Theologically The "One Bread" Nullifies Modifiers: 1 Corinthians 10:17 states that partaking of the one bread makes believers one single body. A hyphen implies that the body is fragmented into distinct sub-species. In strict theology, you cannot divide a single organism without killing it.
Long before it became a denominational title, the early Church used the Greek word katholikos, meaning "according to the whole" or "universal." Adding a hyphen introduces a "particular" to a "universal," which is a logical contradiction.
The Biblical Fallacy (The Corinthian Precedent) - The Bible explicitly addresses and condemns hyphenated identity in 1 Corinthians 1:12-13. Paul scolds the church because members were saying, "I follow Paul," or "I follow Apollos," or "I follow Cephas." Paul directly asks them: "Is Christ divided?"
Adding a hyphenated modifier to "Christian" is the modern equivalent of what Paul condemned.

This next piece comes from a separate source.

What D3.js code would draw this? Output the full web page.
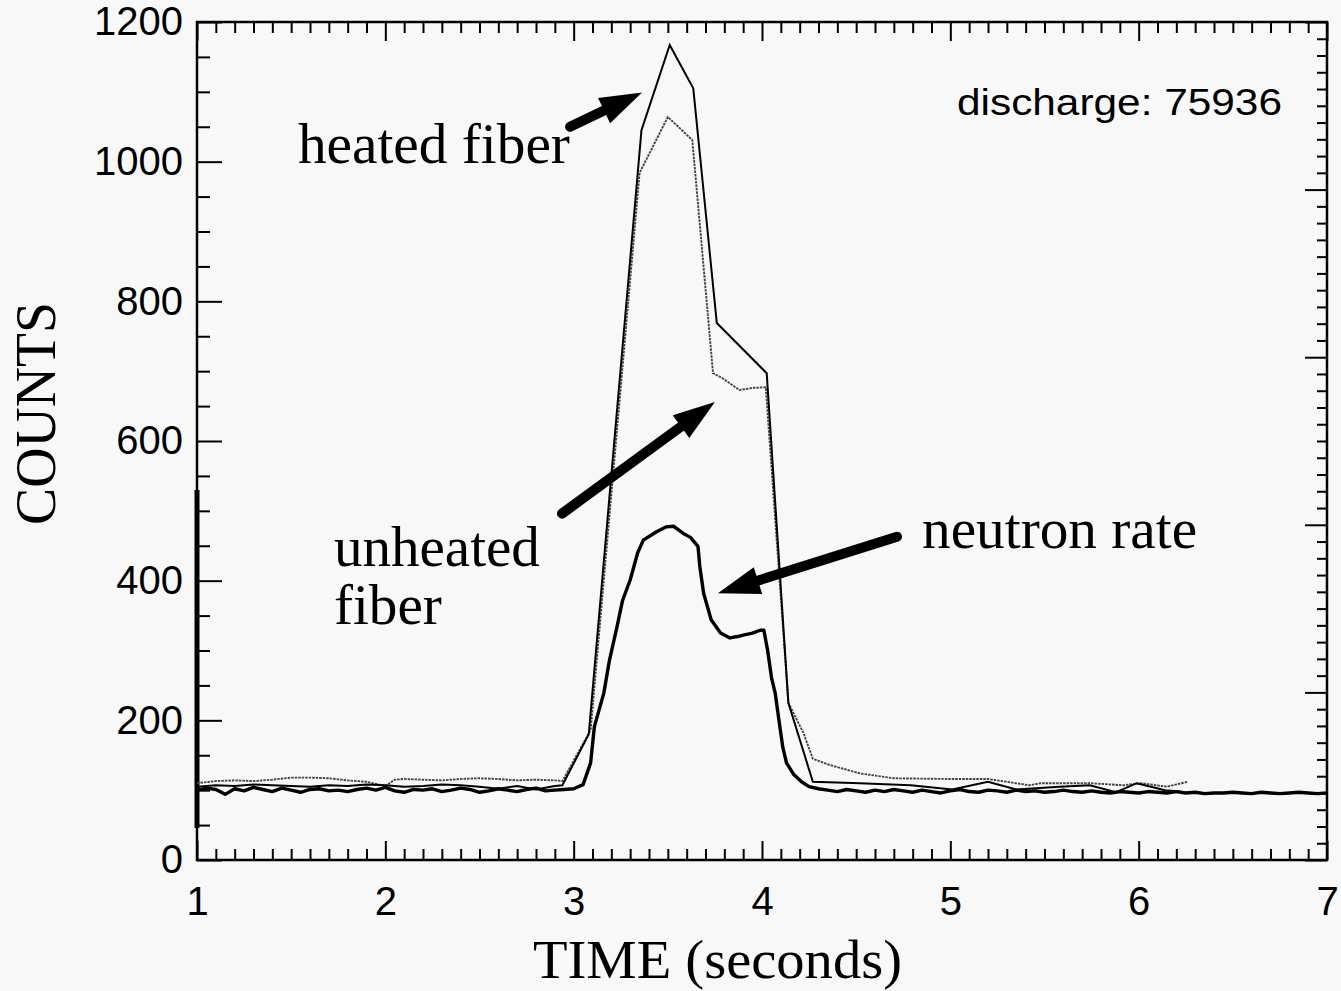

It places a human leader, a specific theological system, or a political leaning on the exact same level as Christ.
The Logical Fallacy (Subordinating the Supreme) - Grammatical Subordination: In grammar, a hyphenated modifier changes the noun. By putting a word before "Christian," a person accidentally implies that their specific culture, political party, or denomination is the lens through which their Christianity must be filtered.
Canonically, Christ demands total allegiance. A hyphen attempts a compromise, implying one can be 50% one identity and 50% another, rather than 100% defined by the "One Body."
Dividing the Church into opposing ideological factions—the "AI-Skeptic-Christian," the "Traditionalist-Catholic," or the "Anti-Papal-Dissident"—creates a theological fallacy that destroys ecclesial unity.
The Fallacy of "Ideology Over Body" - Critics who slam the Pope's first encyclical, Magnifica Humanitas, choose a hyphenated, technocratic, or political lens over the unified mind of the Church.
Pope Leo's warning that unchecked AI risks building a modern "Tower of Babel" is a direct call to protect the "One Body" from digital dehumanization.
When critics attack a pastoral letter meant to safeguard human dignity, they subordinate the universal teaching authority (the Magisterium) to their personal online commentary, behaving as "Internet-first Catholics" rather than members of Christ's Body.
The Fallacy of the Communication Choice Outrage- Pope Leo’s appointment of Montserrat Alvarado—the president of EWTN News—as Prefect of the Vatican's Dicastery for Communication shattered partisan expectations.
Progressive critics are furious because she comes from a conservative network; far-right traditionalists are angry that she accepts a role from Leo's pontificate. By pulling a leader from a major American Catholic media conglomerate into the universal Curia, the Pope is actively stitching the fragmented elements of the Church back into "One Body". Conditioning loyalty to the Holy See on whether a prefect matches a specific "team" is the textbook definition of a hyphenated faith.
The Fallacy of Idolizing Fractured Bishops - Elevating isolated figures like Bishop Joseph Strickland or Bishop Athanasius Schneider over the visible head of the Church is exactly what Paul condemned in 1 Corinthians. When critics align behind Strickland—who openly questioned the Pope's direction—they create a modern version of "I follow Paul, I follow Cephas".
The sacrament of the Eucharist is intended to gather the "many who are one body" into communion with and under the Bishop of Rome. Weaponizing the sacramental character of a removed bishop to spark a schism reduces the Church to a collection of competing political parties.